Worn by seven months of controversy and seven weeks of haggling over how to reduce the federal deficit, Congress Thursday night passed a budget that reduces projected deficits by $55.5 billion in fiscal year 1986 and by $277.4 billion over three years.
The $967.6 billion plan was approved by the Democrat-controlled House 309-119 and by the Republican-controlled Senate 67-32.
Passage came after Senate and House negotiators cranked out a compromise package during two days of closed-door talks. The new plan then was rushed to the floor of both chambers so members could approve it before going home for their August recess.
”Tonight, after having lost the war, we are going to declare victory and go home,” said Rep. John Porter (R., Ill.).
House Budget Committee Chairman William Gray (D., Pa.) called the budget a ”major deposit on a sea of red ink.”
Though the budget package met Congress` goal of slicing more than $50 billion from the 1986 deficit, it still left the government $171.9 billion in the hole for the next fiscal year and estimated a deficit of $112.1 billion in fiscal 1988.
”It`s certainly better than no budget at all,” said Sen. Pete Domenici
(R., N.M.), chairman of the Senate Budget Committee. ”But no one should be deceived. The deficits will remain too high for substantial economic growth.” Domenici predicted that deficits for fiscal 1987 and 1988 could be ”$25
(billion) to $40 billion higher than we`re estimating.”
”Sooner rather than later we have to address the two big issues unless the United States is prepared to live with deficits of $130 (billion) to $140 billion forever,” Domenici said.
The ”two big issues” are entitlement programs, such as Social Security, and taxes. Both of them, along with the issues of defense and domestic spending, played major roles in the excruciating process that led to adoption of the budget.

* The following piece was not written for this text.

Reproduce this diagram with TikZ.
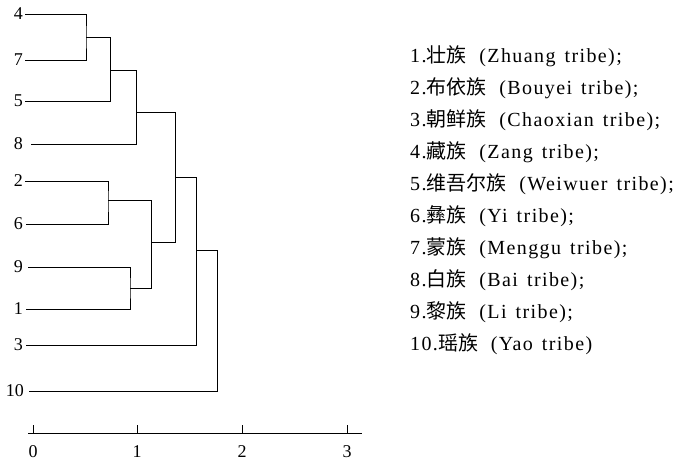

At the insistence of President Reagan and House Speaker Thomas O`Neill
(D., Mass.), it does not touch Social Security or the other entitlement programs, nor does it contain any tax increase.
Senate Republicans and some Democrats had sought to cut the deficit by $338 billion over three years by including provisions dealing with
entitlements and taxes, but Reagan rejected that plan.
Senate and House negotiators then had to work out a compromise based on cutting defense and domestic spending.
”Considering what we had on the table, I think we did a good job,”
Domenici said.
”It`s better than I thought it would be, given the fact two legs were cut off of it,” said Sen. Lawton Chiles (D., Fla.), the ranking member of the Senate Budget Committee.
One indication of the difficulties faced by the negotiators was the different set of numbers released by the Senate and the House after the compromise was reached.
The House contended the plan cut the deficit by $57.45 billion, $2 billion more than the numbers the Senate had just officially adopted.
The plan cuts defense spending by $27.5 billion in 1986 and $137.3 billion over three years and trims domestic programs by $22.3 billion in 1986 and $94.1 billion through fiscal 1988, according to Senate figures.
Defense spending is allowed to grow at the rate of inflation in 1986 and by 3 percent above inflation in 1987 and 1988.
That represents a significant reduction from Reagan`s original request for a 6 percent increase in military funds for 1986 and indicates the era of almost unfettered Pentagon funding may be over.
But the budget still authorizes a record $302.5 billion in defense spending for 1986 and sets the level of money to actually be spent at $267 billion.
The agreement on defense spending gave the Senate and the administration the authorization level they wanted and allowed the House and the Senate to claim greater savings in the acutal money to be spent.
Some House Democrats wanted to hold out for further reductions in the growth of defense spending, but Senate negotiators, embittered because they felt Reagan and O`Neill had taken away almost all their bargaining chips, insisted that there would be no budget at all if they could not get their defense figure.
The reductions in domestic spending were described as a ”half-full, half-empty” glass by a Senate Budget Committee source, who said the House and the Senate gave about 50 percent from their original positions.
A big point for the Senate was how many of the domestic savings were mandated, an issue that raises hackles in the House, where committee chairmen feel they should make those decisions. The Senate contends that if reductions are not mandated in the budget, they won`t be made.
The source said that about $68 billion in domestic savings was mandated as part of the compromise.
Though the Senate contended the House did not trim enough from domestic programs, the savings achieved were agonizing for many Democrats who found themselves reluctantly following Reagan`s agenda to cut spending.
But the President`s desire to terminate many domestic programs was thwarted. Of the programs targeted for elimination, revenue sharing was the only major one to be killed.